# START OF Source material

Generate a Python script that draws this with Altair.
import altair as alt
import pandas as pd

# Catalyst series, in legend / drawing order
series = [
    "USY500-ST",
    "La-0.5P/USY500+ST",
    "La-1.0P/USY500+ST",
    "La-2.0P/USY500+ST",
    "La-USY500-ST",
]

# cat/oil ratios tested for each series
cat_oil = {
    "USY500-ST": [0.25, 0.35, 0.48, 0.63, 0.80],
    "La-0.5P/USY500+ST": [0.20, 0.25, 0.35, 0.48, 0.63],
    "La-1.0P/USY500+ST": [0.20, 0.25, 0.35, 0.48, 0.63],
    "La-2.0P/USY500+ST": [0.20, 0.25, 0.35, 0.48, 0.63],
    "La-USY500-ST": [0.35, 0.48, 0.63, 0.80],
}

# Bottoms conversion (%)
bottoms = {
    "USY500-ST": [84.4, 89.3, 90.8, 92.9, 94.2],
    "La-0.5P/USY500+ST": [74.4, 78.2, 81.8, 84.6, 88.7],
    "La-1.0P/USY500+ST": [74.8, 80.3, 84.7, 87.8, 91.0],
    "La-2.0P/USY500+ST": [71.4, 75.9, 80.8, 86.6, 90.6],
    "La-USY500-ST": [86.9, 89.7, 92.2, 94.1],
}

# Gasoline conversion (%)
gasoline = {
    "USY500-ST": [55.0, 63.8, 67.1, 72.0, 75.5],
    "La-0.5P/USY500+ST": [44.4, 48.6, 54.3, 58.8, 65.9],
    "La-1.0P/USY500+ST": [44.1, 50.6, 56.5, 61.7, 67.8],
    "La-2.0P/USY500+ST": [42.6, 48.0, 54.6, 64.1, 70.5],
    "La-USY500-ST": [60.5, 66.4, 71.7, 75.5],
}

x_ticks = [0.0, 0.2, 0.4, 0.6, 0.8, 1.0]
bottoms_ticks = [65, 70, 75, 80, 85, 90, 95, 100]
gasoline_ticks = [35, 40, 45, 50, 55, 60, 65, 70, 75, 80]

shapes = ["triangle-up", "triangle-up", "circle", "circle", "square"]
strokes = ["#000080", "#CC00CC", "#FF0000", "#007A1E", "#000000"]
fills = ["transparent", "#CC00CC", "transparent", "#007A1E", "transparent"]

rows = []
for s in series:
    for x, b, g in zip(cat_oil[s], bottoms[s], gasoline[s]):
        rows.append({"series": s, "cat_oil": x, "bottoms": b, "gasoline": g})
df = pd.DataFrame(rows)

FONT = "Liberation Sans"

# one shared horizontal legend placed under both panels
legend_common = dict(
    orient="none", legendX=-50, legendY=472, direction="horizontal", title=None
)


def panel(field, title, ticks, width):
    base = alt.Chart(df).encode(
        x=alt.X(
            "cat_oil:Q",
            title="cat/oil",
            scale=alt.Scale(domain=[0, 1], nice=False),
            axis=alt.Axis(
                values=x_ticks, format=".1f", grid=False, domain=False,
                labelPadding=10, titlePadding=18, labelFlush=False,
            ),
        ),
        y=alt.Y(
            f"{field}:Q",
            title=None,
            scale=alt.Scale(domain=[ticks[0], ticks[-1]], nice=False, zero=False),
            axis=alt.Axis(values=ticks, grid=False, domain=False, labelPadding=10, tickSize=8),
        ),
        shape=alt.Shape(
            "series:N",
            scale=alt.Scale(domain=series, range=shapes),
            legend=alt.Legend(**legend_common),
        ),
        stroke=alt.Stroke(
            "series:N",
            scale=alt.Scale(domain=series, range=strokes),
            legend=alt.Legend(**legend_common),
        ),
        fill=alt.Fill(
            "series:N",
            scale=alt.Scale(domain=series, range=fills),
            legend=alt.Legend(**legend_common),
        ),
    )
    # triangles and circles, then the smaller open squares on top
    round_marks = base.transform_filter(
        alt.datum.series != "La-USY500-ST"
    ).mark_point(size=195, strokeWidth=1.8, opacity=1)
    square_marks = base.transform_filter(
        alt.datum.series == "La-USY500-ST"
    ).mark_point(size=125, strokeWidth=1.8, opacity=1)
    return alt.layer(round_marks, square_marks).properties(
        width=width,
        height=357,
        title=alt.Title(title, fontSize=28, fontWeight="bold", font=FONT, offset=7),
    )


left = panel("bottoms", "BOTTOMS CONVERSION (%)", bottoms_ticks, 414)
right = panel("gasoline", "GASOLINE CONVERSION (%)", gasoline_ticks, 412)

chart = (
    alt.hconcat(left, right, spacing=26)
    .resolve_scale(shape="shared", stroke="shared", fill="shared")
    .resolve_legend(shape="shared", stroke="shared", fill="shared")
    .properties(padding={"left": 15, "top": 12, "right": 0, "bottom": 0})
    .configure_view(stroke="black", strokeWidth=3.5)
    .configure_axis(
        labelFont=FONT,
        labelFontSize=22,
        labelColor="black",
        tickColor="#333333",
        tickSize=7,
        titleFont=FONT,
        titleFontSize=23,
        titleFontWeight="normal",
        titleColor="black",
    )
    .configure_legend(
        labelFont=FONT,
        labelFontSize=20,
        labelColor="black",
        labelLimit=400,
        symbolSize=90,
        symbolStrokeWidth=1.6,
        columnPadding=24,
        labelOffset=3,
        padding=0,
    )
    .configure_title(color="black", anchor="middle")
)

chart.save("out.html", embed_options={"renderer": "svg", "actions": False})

# END OF Source material

Set down the material above again, word for word.

▶ _Expected output_
Generate a Python script that draws this with Altair.
import altair as alt
import pandas as pd

# Catalyst series, in legend / drawing order
series = [
    "USY500-ST",
    "La-0.5P/USY500+ST",
    "La-1.0P/USY500+ST",
    "La-2.0P/USY500+ST",
    "La-USY500-ST",
]

# cat/oil ratios tested for each series
cat_oil = {
    "USY500-ST": [0.25, 0.35, 0.48, 0.63, 0.80],
    "La-0.5P/USY500+ST": [0.20, 0.25, 0.35, 0.48, 0.63],
    "La-1.0P/USY500+ST": [0.20, 0.25, 0.35, 0.48, 0.63],
    "La-2.0P/USY500+ST": [0.20, 0.25, 0.35, 0.48, 0.63],
    "La-USY500-ST": [0.35, 0.48, 0.63, 0.80],
}

# Bottoms conversion (%)
bottoms = {
    "USY500-ST": [84.4, 89.3, 90.8, 92.9, 94.2],
    "La-0.5P/USY500+ST": [74.4, 78.2, 81.8, 84.6, 88.7],
    "La-1.0P/USY500+ST": [74.8, 80.3, 84.7, 87.8, 91.0],
    "La-2.0P/USY500+ST": [71.4, 75.9, 80.8, 86.6, 90.6],
    "La-USY500-ST": [86.9, 89.7, 92.2, 94.1],
}

# Gasoline conversion (%)
gasoline = {
    "USY500-ST": [55.0, 63.8, 67.1, 72.0, 75.5],
    "La-0.5P/USY500+ST": [44.4, 48.6, 54.3, 58.8, 65.9],
    "La-1.0P/USY500+ST": [44.1, 50.6, 56.5, 61.7, 67.8],
    "La-2.0P/USY500+ST": [42.6, 48.0, 54.6, 64.1, 70.5],
    "La-USY500-ST": [60.5, 66.4, 71.7, 75.5],
}

x_ticks = [0.0, 0.2, 0.4, 0.6, 0.8, 1.0]
bottoms_ticks = [65, 70, 75, 80, 85, 90, 95, 100]
gasoline_ticks = [35, 40, 45, 50, 55, 60, 65, 70, 75, 80]

shapes = ["triangle-up", "triangle-up", "circle", "circle", "square"]
strokes = ["#000080", "#CC00CC", "#FF0000", "#007A1E", "#000000"]
fills = ["transparent", "#CC00CC", "transparent", "#007A1E", "transparent"]

rows = []
for s in series:
    for x, b, g in zip(cat_oil[s], bottoms[s], gasoline[s]):
        rows.append({"series": s, "cat_oil": x, "bottoms": b, "gasoline": g})
df = pd.DataFrame(rows)

FONT = "Liberation Sans"

# one shared horizontal legend placed under both panels
legend_common = dict(
    orient="none", legendX=-50, legendY=472, direction="horizontal", title=None
)


def panel(field, title, ticks, width):
    base = alt.Chart(df).encode(
        x=alt.X(
            "cat_oil:Q",
            title="cat/oil",
            scale=alt.Scale(domain=[0, 1], nice=False),
            axis=alt.Axis(
                values=x_ticks, format=".1f", grid=False, domain=False,
                labelPadding=10, titlePadding=18, labelFlush=False,
            ),
        ),
        y=alt.Y(
            f"{field}:Q",
            title=None,
            scale=alt.Scale(domain=[ticks[0], ticks[-1]], nice=False, zero=False),
            axis=alt.Axis(values=ticks, grid=False, domain=False, labelPadding=10, tickSize=8),
        ),
        shape=alt.Shape(
            "series:N",
            scale=alt.Scale(domain=series, range=shapes),
            legend=alt.Legend(**legend_common),
        ),
        stroke=alt.Stroke(
            "series:N",
            scale=alt.Scale(domain=series, range=strokes),
            legend=alt.Legend(**legend_common),
        ),
        fill=alt.Fill(
            "series:N",
            scale=alt.Scale(domain=series, range=fills),
            legend=alt.Legend(**legend_common),
        ),
    )
    # triangles and circles, then the smaller open squares on top
    round_marks = base.transform_filter(
        alt.datum.series != "La-USY500-ST"
    ).mark_point(size=195, strokeWidth=1.8, opacity=1)
    square_marks = base.transform_filter(
        alt.datum.series == "La-USY500-ST"
    ).mark_point(size=125, strokeWidth=1.8, opacity=1)
    return alt.layer(round_marks, square_marks).properties(
        width=width,
        height=357,
        title=alt.Title(title, fontSize=28, fontWeight="bold", font=FONT, offset=7),
    )


left = panel("bottoms", "BOTTOMS CONVERSION (%)", bottoms_ticks, 414)
right = panel("gasoline", "GASOLINE CONVERSION (%)", gasoline_ticks, 412)

chart = (
    alt.hconcat(left, right, spacing=26)
    .resolve_scale(shape="shared", stroke="shared", fill="shared")
    .resolve_legend(shape="shared", stroke="shared", fill="shared")
    .properties(padding={"left": 15, "top": 12, "right": 0, "bottom": 0})
    .configure_view(stroke="black", strokeWidth=3.5)
    .configure_axis(
        labelFont=FONT,
        labelFontSize=22,
        labelColor="black",
        tickColor="#333333",
        tickSize=7,
        titleFont=FONT,
        titleFontSize=23,
        titleFontWeight="normal",
        titleColor="black",
    )
    .configure_legend(
        labelFont=FONT,
        labelFontSize=20,
        labelColor="black",
        labelLimit=400,
        symbolSize=90,
        symbolStrokeWidth=1.6,
        columnPadding=24,
        labelOffset=3,
        padding=0,
    )
    .configure_title(color="black", anchor="middle")
)

chart.save("out.html", embed_options={"renderer": "svg", "actions": False})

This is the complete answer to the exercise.